You are viewing a plain text version of this content. The canonical link for it is here.

Posted to user@spark.apache.org by Richard Hanson <rh...@mailbox.org> on 2017/04/17 10:18:08 UTC

Spark-shell's performance

I am playing with some data using (stand alone) spark-shell (Spark version 1.6.0) by executing `spark-shell`. The flow is simple; a bit like cp - basically moving local 100k files (the max size is 190k) to S3. Memory is configured as below


export SPARK_DRIVER_MEMORY=8192M
export SPARK_WORKER_CORES=1
export SPARK_WORKER_MEMORY=8192M
export SPARK_EXECUTOR_CORES=4
export SPARK_EXECUTOR_MEMORY=2048M


But total time spent on moving those files to S3 took roughly 30 mins.
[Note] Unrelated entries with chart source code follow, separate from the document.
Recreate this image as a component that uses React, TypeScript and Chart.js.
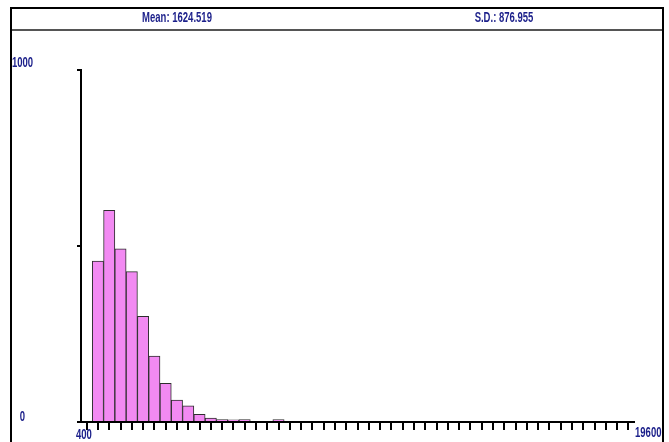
import React, { useEffect, useRef } from "react";
import { Chart, registerables } from "chart.js";

Chart.register(...registerables);

// ---- data ----
const BIN_WIDTH = 400;
const X_MIN = 0;
const X_MAX = 19600;
const Y_MAX = 1000;
const Y_STEP = 500;

const binStarts = [
  400, 800, 1200, 1600, 2000, 2400, 2800, 3200, 3600, 4000, 4400, 4800,
  5200, 5600, 6000, 6400, 6800, 7200, 7600, 8000, 8400, 8800, 9200, 9600,
  10000, 10400, 10800, 11200, 11600, 12000, 12400, 12800, 13200, 13600, 14000, 14400,
  14800, 15200, 15600, 16000, 16400, 16800, 17200, 17600, 18000, 18400, 18800, 19200,
];

const counts = [
  457, 601, 492, 427, 300, 187, 110, 62, 46, 22, 11, 7,
  6, 7, 0, 0, 7, 0, 0, 0, 0, 0, 0, 0,
  0, 0, 0, 0, 0, 0, 0, 0, 0, 0, 0, 0,
  0, 0, 0, 0, 0, 0, 0, 0, 0, 0, 0, 0,
];

const xEndLabels = ["400", "19600"];
const xEndValues = [400, 19600];
const yEndLabels = ["0", "1000"];
const yEndValues = [0, 1000];

const meanText = "Mean: 1624.519";
const sdText = "S.D.: 876.955";

// ---- styles ----
const TEXT_COLOR = "#1b1f8a";
const FONT_FAMILY = "'Liberation Sans', Arial, sans-serif";
const SQUEEZE = 0.68;
const BAR_FILL = "#f28af2";
const BAR_BORDER = "#2e2e2e";

function squeezedText(ctx: any, text: string, px: number, py: number, align: "left" | "right" | "center") {
  ctx.save();
  ctx.translate(px, py);
  ctx.scale(SQUEEZE, 1);
  ctx.textAlign = align;
  ctx.fillText(text, 0, 0);
  ctx.restore();
}

const edgeLabels = {
  id: "edgeLabels",
  afterDraw(chart: any) {
    const { ctx } = chart;
    const x = chart.scales.x;
    const y = chart.scales.y;
    ctx.save();
    ctx.fillStyle = TEXT_COLOR;
    ctx.font = `bold 14px ${FONT_FAMILY}`;
    ctx.textBaseline = "middle";
    squeezedText(ctx, yEndLabels[1], 22.5, y.getPixelForValue(yEndValues[1]) - 7, "center");
    squeezedText(ctx, yEndLabels[0], 22.5, y.getPixelForValue(yEndValues[0]) - 5, "center");
    squeezedText(ctx, xEndLabels[0], x.getPixelForValue(xEndValues[0]) - 0.5, y.bottom + 13, "right");
    squeezedText(ctx, xEndLabels[1], x.getPixelForValue(xEndValues[1]) + 1, y.bottom + 11, "left");
    ctx.restore();
  },
};

export default function App() {
  const canvasRef = useRef<HTMLCanvasElement | null>(null);

  useEffect(() => {
    if (!canvasRef.current) return;
    const data = counts.map((c, i) => ({ x: binStarts[i] + BIN_WIDTH / 2, y: c }));
    const chart = new Chart(canvasRef.current, {
      type: "bar",
      data: {
        datasets: [
          {
            data: data as any,
            backgroundColor: BAR_FILL,
            borderColor: BAR_BORDER,
            borderWidth: 1,
            barPercentage: 1,
            categoryPercentage: 1,
          },
        ],
      },
      options: {
        animation: false,
        responsive: false,
        maintainAspectRatio: false,
        layout: { padding: { top: 70, right: 35, bottom: 0, left: 0 } },
        plugins: { legend: { display: false }, tooltip: { enabled: false } },
        scales: {
          x: {
            type: "linear",
            min: X_MIN,
            max: X_MAX,
            offset: false,
            ticks: { display: false, stepSize: BIN_WIDTH },
            afterBuildTicks: (s: any) => {
              s.ticks = s.ticks.filter((t: any) => t.value >= binStarts[0]);
            },
            afterFit: (s: any) => {
              s.height = 20;
            },
            grid: {
              drawOnChartArea: false,
              drawTicks: true,
              tickLength: 8,
              color: "#000",
              lineWidth: 2,
            },
            border: { display: true, color: "#000", width: 2 },
          },
          y: {
            min: 0,
            max: Y_MAX,
            ticks: { display: false, stepSize: Y_STEP },
            afterFit: (s: any) => {
              s.width = 81;
            },
            grid: {
              drawOnChartArea: false,
              drawTicks: true,
              tickLength: 4,
              color: "#000",
              lineWidth: 2,
            },
            border: { display: true, color: "#000", width: 2 },
          },
        },
      },
      plugins: [edgeLabels],
    });
    return () => chart.destroy();
  }, []);

  const headerText: React.CSSProperties = {
    position: "absolute",
    top: 7,
    height: 20,
    lineHeight: "20px",
    transform: `translateX(-50%) scaleX(${SQUEEZE})`,
    whiteSpace: "nowrap",
    color: TEXT_COLOR,
    fontFamily: FONT_FAMILY,
    fontWeight: "bold",
    fontSize: 14,
  };

  return (
    <div
      style={{
        position: "fixed",
        left: 0,
        top: 0,
        width: 669,
        height: 442,
        background: "#fff",
        overflow: "hidden",
      }}
    >
      <canvas
        ref={canvasRef}
        width={669}
        height={442}
        style={{ position: "absolute", left: 0, top: 0 }}
      />
      <div
        style={{
          position: "absolute",
          left: 10,
          top: 7,
          width: 654,
          height: 470,
          boxSizing: "border-box",
          border: "2px solid #000",
          borderBottom: "none",
          pointerEvents: "none",
        }}
      />
      <div
        style={{
          position: "absolute",
          left: 12,
          top: 29,
          width: 650,
          height: 2,
          background: "#555",
        }}
      />
      <div style={{ ...headerText, left: 177 }}>{meanText}</div>
      <div style={{ ...headerText, left: 504 }}>{sdText}</div>
    </div>
  );
}
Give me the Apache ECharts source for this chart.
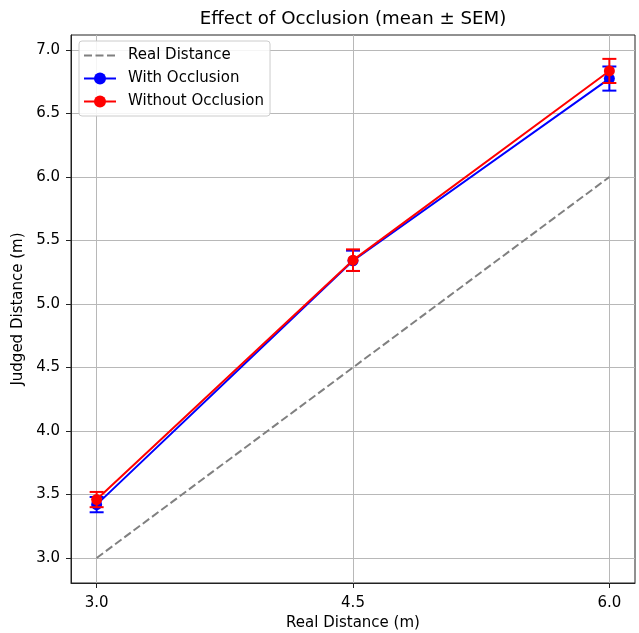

The resident memory I found is roughly 3.820g (checking with top -p <pid>). This seems to me there are still rooms to speed it up, though this is only for testing purpose. So I would like to know if any other parameters I can change to improve spark-shell's performance? Is the memory setup above correct? 


Thanks.

Re: Spark-shell's performance

Posted by "颜发才 (Yan Facai)" <fa...@gmail.com>.

Hi, Hanson.
Perhaps I’m digressing here.
If I'm wrong or mistake, please correct me.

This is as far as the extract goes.